Nonetheless, his courtroom loss must have pleased his longtime rival, Thomas Barnett, who had been operating his famous museum of curiosities near the Falls since 1829. Now housed in its new $150,000 stone building, the eclectic museum – said to be the largest on the continent, and also the very first – held close to ten thousand specimens that ranged from stuffed rattlesnakes to Egyptian mummies.
Barnett was also the proprietor of the original Table Rock House. But in 1853, Davis built his own establishment with a similar name, situating it between Barnett’s inn and Table Rock itself. With that move, Davis was in a position to intercept Barnett’s customers.
The two men were bound to be incompatible. Barnett did not stoop to the kind of chicanery that had made Davis so unpopular. He charged his customers a flat dollar for a trip down his spiral staircase to the foot of the cataract. For another dollar each could buy a certificate proving completion of the trip. It was said that a German prince had offered two dollars for a certificate claiming that he had gone farther behind the sheet of water than any other human. Barnett declined the bribe.
Barnett was a genuine collector, typical of the breed, so proud of his museum that he often let in visitors for half price and teachers and students for nothing. By the mid-1860s he had on display 150 native Canadian birds, 490 foreign birds, 175 mammals, 38 fish, 42 reptiles, 8,000 entomological specimens, and a confusion of shells, fossils, eggs, coins, statues, paintings, and Eastern antiquities.
He displayed everything that came his way, including the corpse of his own dog. The animal had been born without hind legs, so Barnett had invented a two-wheeled device that, attached to the dog’s nethers, aided its locomotion. When the dog died, Barnett had a taxidermist stuff the skin while he removed the skeleton for a second exhibit. Both are still on show in Niagara, complete with the rear wheels.
Barnett’s obsession threatened to become his downfall, for he could not stop. The museum expanded, was moved to larger quarters, was rebuilt twice, and, by the late 1860s, was in the process of beggaring its owner. Nonetheless, Barnett found funds to contribute to charity – to the victims of the Quebec fire of 1845, for example, and to the Crimean War fund.
Davis, by contrast, was a jailbird, an American who had served three months of a two-year sentence for fraud in the New York State prison. His relatives lobbied for his release, and Davis himself promised a sum of money to a friend to get him out. The governor was persuaded to give him a pardon, but before that came through Davis was released as a result of “a flaw in the indictment.”

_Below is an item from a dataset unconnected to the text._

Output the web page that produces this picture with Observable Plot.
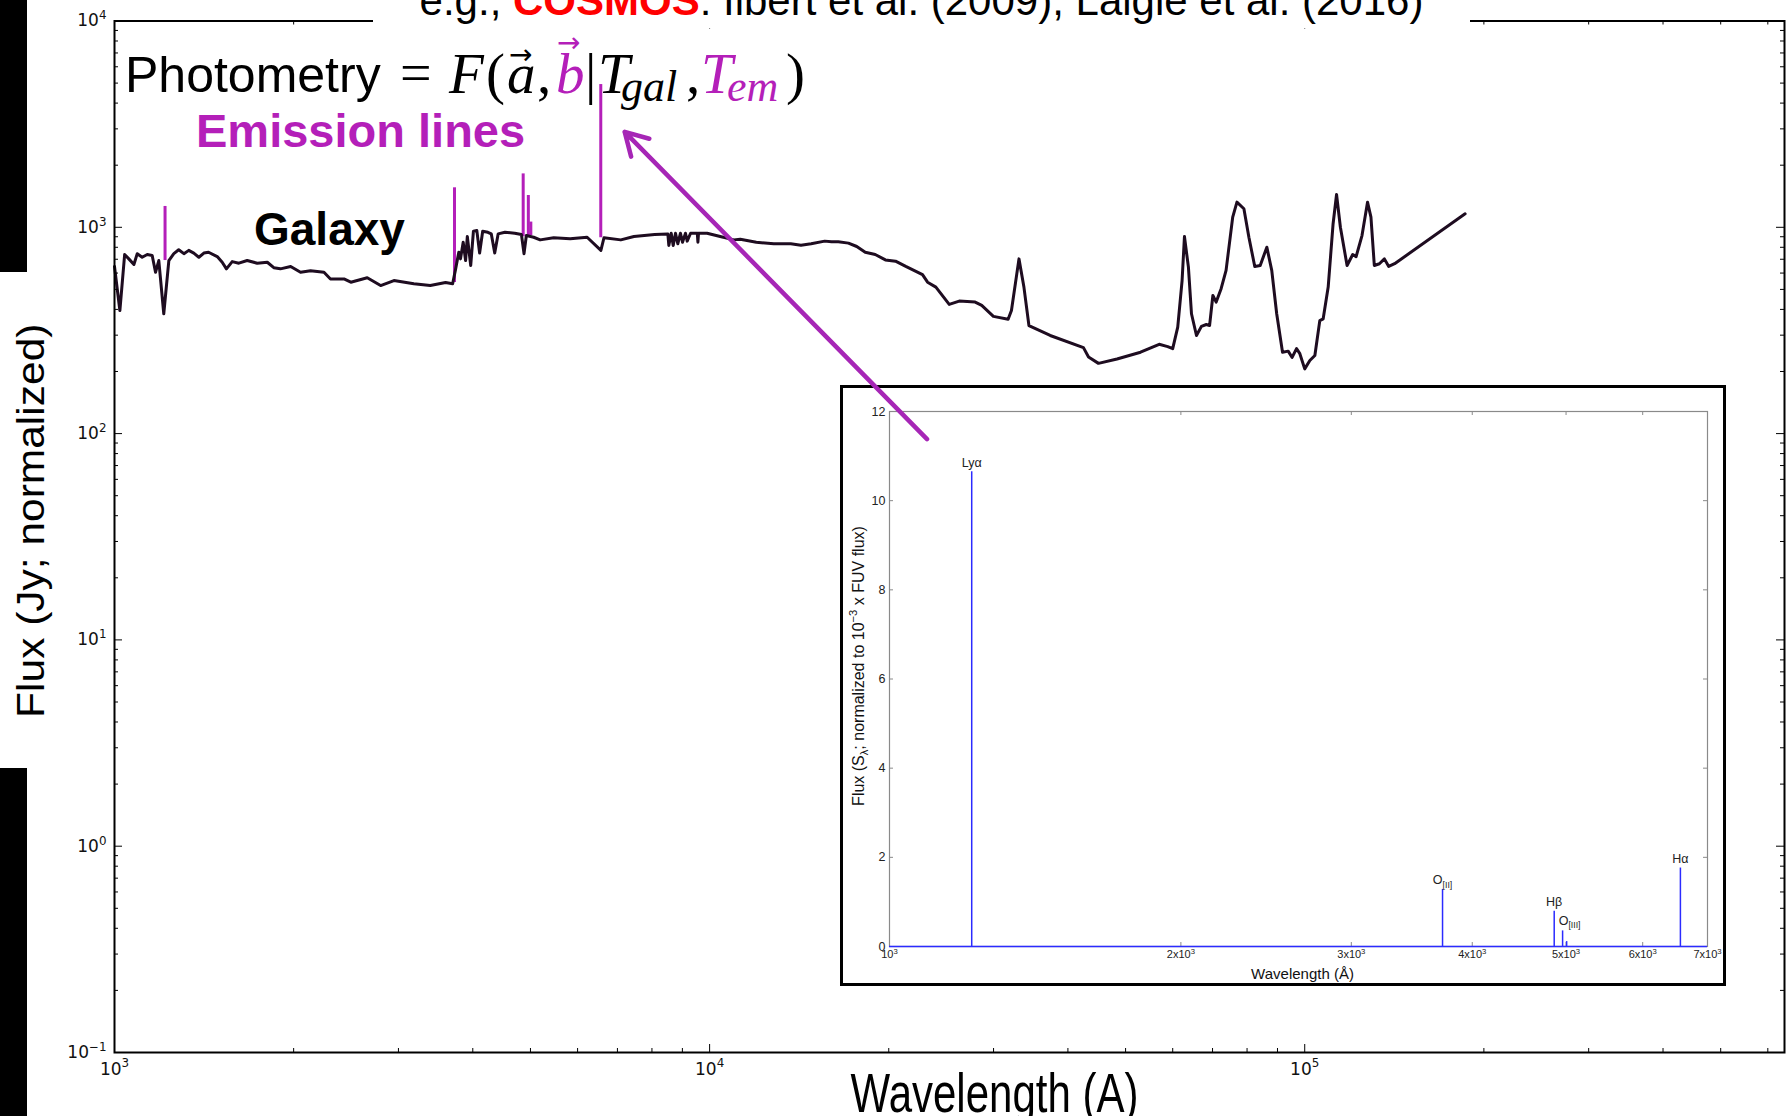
<!DOCTYPE html>
<html><head><meta charset="utf-8">
<script src="https://cdn.jsdelivr.net/npm/d3@7"></script>
<script src="https://cdn.jsdelivr.net/npm/@observablehq/plot@0.6"></script>
<style>
html,body{margin:0;padding:0;background:#fff;}
#stage{position:relative;width:1791px;height:1116px;overflow:hidden;background:#fff;font-family:"Liberation Sans",Arial,sans-serif;}
.abs{position:absolute;white-space:nowrap;line-height:1;}
.layer{position:absolute;left:0;top:0;}
</style></head><body><div id="stage"></div>
<script>
// ---------------- data ----------------
const galWave = [1000,1021,1040,1057,1078,1092,1113,1135,1157,1172,
1187,1210,1234,1258,1282,1308,1333,1359,1386,1413,
1439,1488,1517,1542,1577,1618,1671,1737,1806,1852,
1900,1977,2054,2135,2249,2306,2430,2495,2659,2800,
2948,3184,3393,3600,3700,3739,3789,3814,3854,3890,
3916,3968,4010,4063,4107,4156,4240,4297,4354,4412,
4530,4705,4828,4877,4921,5062,5191,5470,5830,6225,
6566,6645,7092,7461,8085,8508,8540,8619,8686,8764,
8842,8934,9004,9109,9169,9290,9535,9557,9580,9902,
10420,10980,11260,11980,12820,13690,14240,14810,15610,16030,
16450,17110,17670,18260,18980,19740,20530,21360,22790,23240,
24000,25270,26270,27940,28660,29980,31740,32150,33100,33740,
34400,37350,42480,43320,45020,48370,52980,56940,58850,60000,
61180,62220,62790,63760,64520,65780,67050,68340,69200,70090,
70990,72360,73760,75680,76930,79030,80570,82420,84180,86360,
88020,89720,91770,93800,95240,96880,98130,100000,102000,104000,
106000,107400,109500,111600,113100,114800,117800,120400,122000,124800,
127500,129200,130900,133500,136100,138400,141600,186000];
const galFlux = [646,395,738,703,660,745,716,738,730,605,
690,381,690,745,778,745,773,750,716,750,
757,721,677,629,682,670,690,670,677,637,
629,646,605,615,605,562,562,542,569,522,
552,532,522,540,533,618,757,703,847,690,
902,653,957,964,750,957,946,929,750,929,
946,936,922,745,912,895,869,890,879,895,
773,890,869,902,922,929,817,936,817,936,
832,936,847,936,857,936,936,847,936,936,
902,869,875,847,832,832,819,832,857,851,
851,838,807,757,738,695,685,646,590,542,
513,423,439,434,418,370,358,395,703,513,
334,299,261,235,219,230,248,271,264,258,
328,552,902,641,381,299,331,338,334,467,
434,504,618,1120,1324,1230,895,646,653,801,
618,381,248,251,234,258,244,206,226,239,
353,360,513,1041,1442,1000,653,738,721,912,
1324,1120,653,666,703,646,666,1162];

// emission lines drawn on the main spectrum (magenta)
const emWave = [1216, 3727, 4861, 4959, 5007, 6563];
const emBase = [690, 540, 900, 912, 912, 890];
const emTop  = [1262, 1554, 1815, 1426, 1060, 4920];

// inset emission-line template
const insetWave   = [1216, 3727, 4861, 4959, 5007, 6563];
const insetHeight = [10.65, 1.28, 0.79, 0.35, 0.11, 1.76];
const insetLabel  = ["Lyα", "O_{[II]}", "Hβ", "O_{[III]}", "", "Hα"];

// axes
const mainXTicks = [1e3, 1e4, 1e5];
const mainYTicks = [0.1, 1, 10, 100, 1000, 10000];
const insetXTicks = [1000, 2000, 3000, 4000, 5000, 6000, 7000];
const insetXTickText = ["10^{3}", "2x10^{3}", "3x10^{3}", "4x10^{3}", "5x10^{3}", "6x10^{3}", "7x10^{3}"];
const insetYTicks = [0, 2, 4, 6, 8, 10, 12];

// annotation arrow (wavelength, flux)
const arrowFrom = [23190, 94];
const arrowTo   = [7200, 2900];

// ---------------- helpers ----------------
const MAG = "#b41fb9";
const stage = document.getElementById("stage");
function rich(root){
  root.querySelectorAll("text").forEach(t=>{
    const s = t.textContent;
    if(!/[\^_]\{/.test(s)) return;
    const fs = parseFloat(getComputedStyle(t).fontSize) || 12;
    const parts = s.split(/([\^_]\{[^}]*\})/).filter(p=>p.length);
    t.textContent = "";
    let shift = 0;
    for(const p of parts){
      const ts = document.createElementNS("http://www.w3.org/2000/svg","tspan");
      let target = 0, txt = p, small = false;
      if(p.startsWith("^{")){target = -0.42*fs; txt = p.slice(2,-1); small = true;}
      else if(p.startsWith("_{")){target = 0.25*fs; txt = p.slice(2,-1); small = true;}
      const d = target - shift; if(d) ts.setAttribute("dy", d.toFixed(2));
      shift = target;
      if(small) ts.setAttribute("font-size", (0.7*fs).toFixed(2)+"px");
      ts.textContent = txt; t.appendChild(ts);
    }
  });
}
function squish(root, str, k){
  root.querySelectorAll("text").forEach(t=>{
    if(t.textContent !== str) return;
    const tr = t.getAttribute("transform") || "";
    if(/translate\(/.test(tr)) t.setAttribute("transform", tr.replace(/(translate\([^)]*\))/, `$1 scale(${k},1)`));
    else t.setAttribute("transform", `scale(${k},1) ` + tr);
  });
}
const pow10 = d => { const e = Math.round(Math.log10(d)); return "10^{" + (e < 0 ? "−" + (-e) : e) + "}"; };

// ---------------- main plot ----------------
const W = 1791, H = 1116, mL = 114, mR = 7, mT = 20.5, mB = 64;
const fw = W - mL - mR, fh = H - mT - mB;
const xDomain = [1000, 640000], yDomain = [0.1, 10000];
const spectrum = galWave.map((w,i)=>({w, f: galFlux[i]}));
const emis = emWave.map((w,i)=>({w, b: emBase[i], t: emTop[i]}));
const minorX = []; for(let k=3;k<=5;k++) for(let m=2;m<=9;m++){const v=m*10**k; if(v<xDomain[1]) minorX.push(v);}
const minorY = []; for(let k=-1;k<=3;k++) for(let m=2;m<=9;m++) minorY.push(m*10**k);
const MAJ = 8, MIN = 4;

const main = Plot.plot({
  width: W, height: H, marginLeft: mL, marginRight: mR, marginTop: mT, marginBottom: mB,
  style: {fontFamily: "'DejaVu Sans', sans-serif", fontSize: "17px", background: "#fff", color: "#000", overflow: "visible"},
  x: {type: "log", domain: xDomain, label: null},
  y: {type: "log", domain: yDomain, label: null},
  marks: [
    Plot.ruleX(emis, {x: "w", y1: "b", y2: "t", stroke: MAG, strokeWidth: 3}),
    Plot.line(spectrum, {x: "w", y: "f", stroke: "#1e0c20", strokeWidth: 3, strokeLinejoin: "round"}),
    Plot.tickX(mainXTicks, {x: d=>d, insetTop: fh - MAJ, stroke: "#000"}),
    Plot.tickX(mainXTicks, {x: d=>d, insetBottom: fh - MAJ, stroke: "#000"}),
    Plot.tickX(minorX, {x: d=>d, insetTop: fh - MIN, stroke: "#000"}),
    Plot.tickX(minorX, {x: d=>d, insetBottom: fh - MIN, stroke: "#000"}),
    Plot.tickY(mainYTicks, {y: d=>d, insetRight: fw - MAJ, stroke: "#000"}),
    Plot.tickY(mainYTicks, {y: d=>d, insetLeft: fw - MAJ, stroke: "#000"}),
    Plot.tickY(minorY, {y: d=>d, insetRight: fw - MIN, stroke: "#000"}),
    Plot.tickY(minorY, {y: d=>d, insetLeft: fw - MIN, stroke: "#000"}),
    Plot.frame({stroke: "#000", strokeWidth: 2}),
    Plot.axisX({ticks: mainXTicks, tickSize: 0, tickPadding: 10, tickFormat: pow10, label: null, fill: "#111"}),
    Plot.axisY({ticks: mainYTicks, tickSize: 0, tickPadding: 8, tickFormat: pow10, label: null, fill: "#111"}),
    Plot.text(["Wavelength (A)"], {frameAnchor: "bottom", text: d=>d, dx: 45, dy: 59, lineAnchor: "bottom", textAnchor: "middle",
      fontSize: 56, fontFamily: "'Liberation Sans', Arial, sans-serif", fill: "#000"}),
    Plot.text(["Flux (Jy; normalized)"], {frameAnchor: "left", text: d=>d, rotate: -90, dx: -71, dy: -16, lineAnchor: "bottom", textAnchor: "middle",
      fontSize: 42.5, fontFamily: "'Liberation Sans', Arial, sans-serif", fill: "#000"})
  ]
});
main.classList.add("layer");
main.style.zIndex = 1;
stage.appendChild(main);
squish(main, "Wavelength (A)", 0.75);
squish(main, "Flux (Jy; normalized)", 0.9);
rich(main);

// ---------------- inset ----------------
const iw = 880, ih = 595, iL = 46, iR = 16, iT = 23, iB = 37;
const ifw = iw - iL - iR, ifh = ih - iT - iB;
const GR = "#8a8a8a", BLUE = "#2b2bff";
const insetLines = insetWave.map((w,i)=>({w, h: insetHeight[i], label: insetLabel[i]}));
const labelsMain = insetLines.filter(d => d.label && !d.label.startsWith("O_{[III]"));
const labelsO3 = insetLines.filter(d => d.label.startsWith("O_{[III]"));
const inset = Plot.plot({
  width: iw, height: ih, marginLeft: iL, marginRight: iR, marginTop: iT, marginBottom: iB,
  style: {fontFamily: "'Liberation Sans', Arial, sans-serif", fontSize: "12px", background: "#fff", color: "#222", overflow: "visible"},
  x: {type: "log", domain: [1000, 7000], label: null},
  y: {domain: [0, 12], label: null},
  marks: [
    Plot.frame({stroke: GR, strokeWidth: 1.2}),
    Plot.tickX(insetXTicks, {x: d=>d, insetTop: ifh - 4, stroke: GR}),
    Plot.tickX(insetXTicks, {x: d=>d, insetBottom: ifh - 4, stroke: GR}),
    Plot.tickY(insetYTicks, {y: d=>d, insetRight: ifw - 4, stroke: GR}),
    Plot.tickY(insetYTicks, {y: d=>d, insetLeft: ifw - 4, stroke: GR}),
    Plot.ruleY([0], {stroke: BLUE, strokeWidth: 1.6}),
    Plot.ruleX(insetLines, {x: "w", y1: 0, y2: "h", stroke: BLUE, strokeWidth: 1.5}),
    Plot.text(labelsMain, {x: "w", y: "h", text: "label", dy: -5, lineAnchor: "bottom", fontSize: 12.5, fill: "#222"}),
    Plot.text(labelsO3, {x: "w", y: "h", text: "label", dx: 7, dy: -6, lineAnchor: "bottom", fontSize: 12.5, fill: "#222"}),
    Plot.axisX({ticks: insetXTicks, tickSize: 0, tickPadding: 4, tickFormat: d=>insetXTickText[insetXTicks.indexOf(d)], label: null, fontSize: 11, fill: "#222"}),
    Plot.axisY({ticks: insetYTicks, tickSize: 0, tickPadding: 4, label: null, fontSize: 12.5, fill: "#222"}),
    Plot.text(["Wavelength (Å)"], {frameAnchor: "bottom", text: d=>d, dx: 4, dy: 32, lineAnchor: "bottom", textAnchor: "middle", fontSize: 15, fill: "#111"}),
    Plot.text(["Flux (S_{λ}; normalized to 10^{−3} x FUV flux)"], {frameAnchor: "left", text: d=>d, rotate: -90, dx: -26, dy: -13, lineAnchor: "bottom", textAnchor: "middle", fontSize: 16, fill: "#111"})
  ]
});
const wrap = document.createElement("div");
wrap.style.cssText = "position:absolute;left:840px;top:385px;border:3px solid #000;background:#fff;z-index:2;line-height:0;";
wrap.style.width = iw + "px"; wrap.style.height = ih + "px";
wrap.appendChild(inset);
stage.appendChild(wrap);
rich(inset);

// ---------------- arrow overlay ----------------
const arrowPlot = Plot.plot({
  width: W, height: H, marginLeft: mL, marginRight: mR, marginTop: mT, marginBottom: mB,
  style: {background: "transparent", overflow: "visible"},
  x: {type: "log", domain: xDomain, axis: null},
  y: {type: "log", domain: yDomain, axis: null},
  marks: [
    Plot.arrow([{x1: arrowFrom[0], y1: arrowFrom[1], x2: arrowTo[0], y2: arrowTo[1]}],
      {x1: "x1", y1: "y1", x2: "x2", y2: "y2", stroke: "#a626b6", strokeWidth: 4.5, headLength: 8.5, headAngle: 60})
  ]
});
arrowPlot.classList.add("layer");
arrowPlot.style.zIndex = 3; arrowPlot.style.pointerEvents = "none";
stage.appendChild(arrowPlot);

// ---------------- slide texts ----------------
function put(html, x, base, fs, css){
  const d = document.createElement("div");
  d.className = "abs";
  d.style.left = x + "px";
  d.style.top = (base - 0.846*fs) + "px";
  d.style.fontSize = fs + "px";
  d.style.cssText += css || "";
  d.innerHTML = html;
  d.style.zIndex = 4;
  stage.appendChild(d);
  return d;
}
// title with white box
const title = document.createElement("div");
title.className = "abs";
title.style.cssText += "left:373px;width:1097px;top:-20px;height:48px;background:#fff;text-align:center;font-size:42px;z-index:4;line-height:42px;";
title.innerHTML = 'e.g., <b style="color:#ff0000">COSMOS</b>: Ilbert et al. (2009), Laigle et al. (2016)';
stage.appendChild(title);

const SERIF = "font-family:'Liberation Serif','Times New Roman',serif;";
const IT = "font-style:italic;";
put("Photometry", 125, 92, 50, "");
put("=", 400, 92, 56, SERIF);
put("F", 449, 93, 57, SERIF+IT);
put("(", 486, 93, 57, SERIF);
put("a", 507, 93, 57, SERIF+IT);
put(",", 537, 93, 57, SERIF);
put("b", 556, 93, 57, SERIF+IT+"color:"+MAG+";");
put("|", 585, 93, 57, SERIF);
put("T", 598, 93, 57, SERIF+IT);
put("gal", 621, 102, 44, SERIF+IT);
put(",", 686, 93, 57, SERIF);
put("T", 701, 93, 57, SERIF+IT+"color:"+MAG+";");
put("em", 727, 102, 44, SERIF+IT+"color:"+MAG+";");
put(")", 786, 93, 57, SERIF);
put("→", 509, 65, 28, "font-family:'DejaVu Sans',sans-serif;");
put("→", 557, 53, 28, "font-family:'DejaVu Sans',sans-serif;color:"+MAG+";");
put("Emission lines", 196, 147, 47, "font-weight:bold;color:"+MAG+";");
put("Galaxy", 254, 245, 46, "font-weight:bold;color:#000;");

// slide-edge black bars
for (const [t,h] of [[0,272],[768,348]]) {
  const b = document.createElement("div");
  b.style.cssText = `position:absolute;left:0;top:${t}px;width:27px;height:${h}px;background:#000;z-index:5;`;
  stage.appendChild(b);
}
</script></body></html>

He came to Niagara in 1844 and opened the Prospect House on the American side, which he sold to his brother-in-law in 1853 in order to launch his Table Rock Hotel. In the spirited contest with Barnett, few holds were barred. When Barnett got the court’s permission to take his customers on a path past Davis’s hotel in order to view the Falls, Davis retaliated by encircling the hotel with a stone wall and exacting a twenty-
five-cent fee from every Barnett customer.
That was too much. The government, which still owned the old military reserve on which the Front squatted, cancelled Davis’s lease, giving Barnett a monopoly. Davis coolly ignored the order and no one tried to enforce it. Both men had built stairways to the water’s edge, and this caused endless recriminations. In 1865, somebody burned down Davis’s stairway. Davis tried forcibly to use Barnett’s. When Barnett resisted, Davis blasted rocks on his own property so that they hurtled down the cliffside and effectively blocked his rival’s staircase. When Barnett successfully obtained an injunction to stop him, Davis responded by charging Barnett and his son with perjury for making false affidavits. Nothing came of that.
Davis regained his lease to the river frontage, but this was quickly seized by the sheriff for non-payment of debt. Barnett bought it, thus gaining the exclusive right to conduct visitors under the Falls. Davis responded with a whispering campaign suggesting that Barnett’s stairway was unsafe. He followed that by posting large signs advising tourists not to go under the cataract because of the danger of falling rocks.
The long-simmering feud bubbled into violence and bloodshed on June 24, 1870. Colonel Sidney Barnett, son of the museum owner, was infuriated by Davis’s signs posted on his property warning tourists not to proceed down the bank. He tore down the signs, and a wild mêlée with members of the Davis faction followed.
In the confused account of what happened next, certain facts stand out. After the encounter, Sidney Barnett returned to the museum, where he encountered two of Davis’s sons, Edward and Robert, apparently in a dispute with his father. The two Davises were seated in a carriage pulling their cart, which contained photographic equipment. Barnett heard, or thought he heard, somebody shout that they were going to kill his father. At that the Barnett contingent, already worked up from their previous encounter, began to hurl stones at the two brothers.